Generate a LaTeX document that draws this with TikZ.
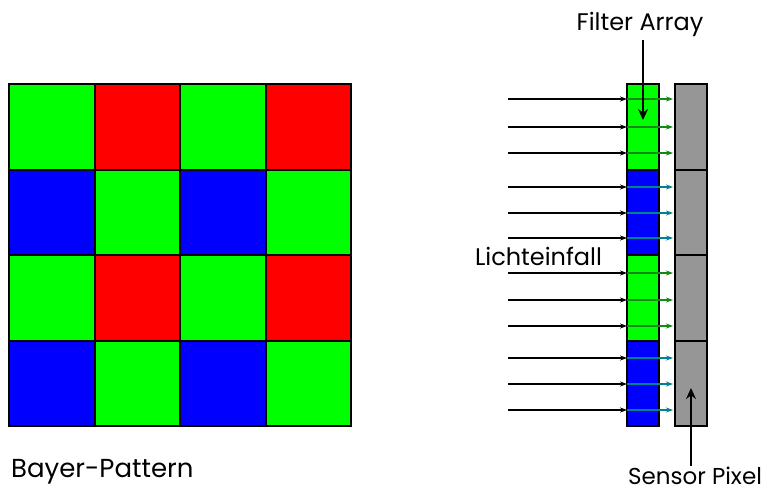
\documentclass[tikz,border=0pt]{standalone}
\usepackage{fontspec}
\setmainfont{Poppins}
\usetikzlibrary{arrows.meta}
\definecolor{fgreen}{RGB}{0,255,0}
\definecolor{fred}{RGB}{255,0,0}
\definecolor{fblue}{RGB}{0,0,255}
\definecolor{sgray}{RGB}{150,150,150}
\definecolor{rgreen}{RGB}{20,135,20}
\definecolor{rteal}{RGB}{0,130,145}
\tikzset{
  cell/.style={draw=black, line width=2pt, minimum width=85.5pt, minimum height=85.5pt, inner sep=0pt, outer sep=0pt},
  strip/.style={draw=black, line width=2pt, minimum width=32pt, minimum height=85.5pt, inner sep=0pt, outer sep=0pt},
  label/.style={font=\fontsize{24}{28}\selectfont, inner sep=0pt, anchor=base},
  ray/.style={line width=1.5pt, -{Stealth[length=7pt,width=5pt]}},
  pointer/.style={line width=1.6pt, -{Stealth[length=11pt,width=10pt]}}
}
\begin{document}
\begin{tikzpicture}[x=1pt,y=-1pt]
\useasboundingbox (0,0) rectangle (770,492);
% Bayer mosaic
\foreach \r/\cols in {1/{fgreen,fred,fgreen,fred},2/{fblue,fgreen,fblue,fgreen},3/{fgreen,fred,fgreen,fred},4/{fblue,fgreen,fblue,fgreen}}{
  \foreach \c [count=\k] in \cols {
    \node[cell, fill=\c] (b\r\k) at ({9+85.5*(\k-0.5)},{84+85.5*(\r-0.5)}) {};
  }
}
\node[label, anchor=base west, font=\fontsize{26}{30}\selectfont] (bp) at (11,477) {Bayer-Pattern};
% filter strip and sensor pixels
\foreach \i/\c in {1/fgreen,2/fblue,3/fgreen,4/fblue}{
  \node[strip, fill=\c] (f\i) at (643,{84+85.5*(\i-0.5)}) {};
  \node[strip, fill=sgray] (s\i) at (690.5,{84+85.5*(\i-0.5)}) {};
}
% incoming rays and transmitted light, three per filter cell
\foreach \i/\rc/\ya/\yb/\yc in {1/rgreen/99/127/153, 2/rteal/187/213/238, 3/rgreen/273/300/326, 4/rteal/358/384/410}{
  \foreach \y [count=\j] in {\ya,\yb,\yc}{
    \coordinate (in\i\j) at (508,\y);
    \coordinate (out\i\j) at (673,\y);
    \draw[ray] (in\i\j) -- (in\i\j -| f\i.west);
    \draw[ray, color=\rc] (in\i\j -| f\i.west) -- (out\i\j);
  }
}
% labels
\node[label] (fa) at (640,31) {Filter Array};
\node[label] (li) at (538.5,265) {Lichteinfall};
\node[label, font=\fontsize{23}{27}\selectfont] (sp) at (695,484) {Sensor Pixel};
\draw[pointer] (643,40) -- (643,120);
\draw[pointer] (691,466) -- (691,388);
\end{tikzpicture}
\end{document}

════════

_Stated goal_
Working from the material above, transcribe it exactly while omitting pictures.

_Full solution_
Generate a LaTeX document that draws this with TikZ.
\documentclass[tikz,border=0pt]{standalone}
\usepackage{fontspec}
\setmainfont{Poppins}
\usetikzlibrary{arrows.meta}
\definecolor{fgreen}{RGB}{0,255,0}
\definecolor{fred}{RGB}{255,0,0}
\definecolor{fblue}{RGB}{0,0,255}
\definecolor{sgray}{RGB}{150,150,150}
\definecolor{rgreen}{RGB}{20,135,20}
\definecolor{rteal}{RGB}{0,130,145}
\tikzset{
  cell/.style={draw=black, line width=2pt, minimum width=85.5pt, minimum height=85.5pt, inner sep=0pt, outer sep=0pt},
  strip/.style={draw=black, line width=2pt, minimum width=32pt, minimum height=85.5pt, inner sep=0pt, outer sep=0pt},
  label/.style={font=\fontsize{24}{28}\selectfont, inner sep=0pt, anchor=base},
  ray/.style={line width=1.5pt, -{Stealth[length=7pt,width=5pt]}},
  pointer/.style={line width=1.6pt, -{Stealth[length=11pt,width=10pt]}}
}
\begin{document}
\begin{tikzpicture}[x=1pt,y=-1pt]
\useasboundingbox (0,0) rectangle (770,492);
% Bayer mosaic
\foreach \r/\cols in {1/{fgreen,fred,fgreen,fred},2/{fblue,fgreen,fblue,fgreen},3/{fgreen,fred,fgreen,fred},4/{fblue,fgreen,fblue,fgreen}}{
  \foreach \c [count=\k] in \cols {
    \node[cell, fill=\c] (b\r\k) at ({9+85.5*(\k-0.5)},{84+85.5*(\r-0.5)}) {};
  }
}
\node[label, anchor=base west, font=\fontsize{26}{30}\selectfont] (bp) at (11,477) {Bayer-Pattern};
% filter strip and sensor pixels
\foreach \i/\c in {1/fgreen,2/fblue,3/fgreen,4/fblue}{
  \node[strip, fill=\c] (f\i) at (643,{84+85.5*(\i-0.5)}) {};
  \node[strip, fill=sgray] (s\i) at (690.5,{84+85.5*(\i-0.5)}) {};
}
% incoming rays and transmitted light, three per filter cell
\foreach \i/\rc/\ya/\yb/\yc in {1/rgreen/99/127/153, 2/rteal/187/213/238, 3/rgreen/273/300/326, 4/rteal/358/384/410}{
  \foreach \y [count=\j] in {\ya,\yb,\yc}{
    \coordinate (in\i\j) at (508,\y);
    \coordinate (out\i\j) at (673,\y);
    \draw[ray] (in\i\j) -- (in\i\j -| f\i.west);
    \draw[ray, color=\rc] (in\i\j -| f\i.west) -- (out\i\j);
  }
}
% labels
\node[label] (fa) at (640,31) {Filter Array};
\node[label] (li) at (538.5,265) {Lichteinfall};
\node[label, font=\fontsize{23}{27}\selectfont] (sp) at (695,484) {Sensor Pixel};
\draw[pointer] (643,40) -- (643,120);
\draw[pointer] (691,466) -- (691,388);
\end{tikzpicture}
\end{document}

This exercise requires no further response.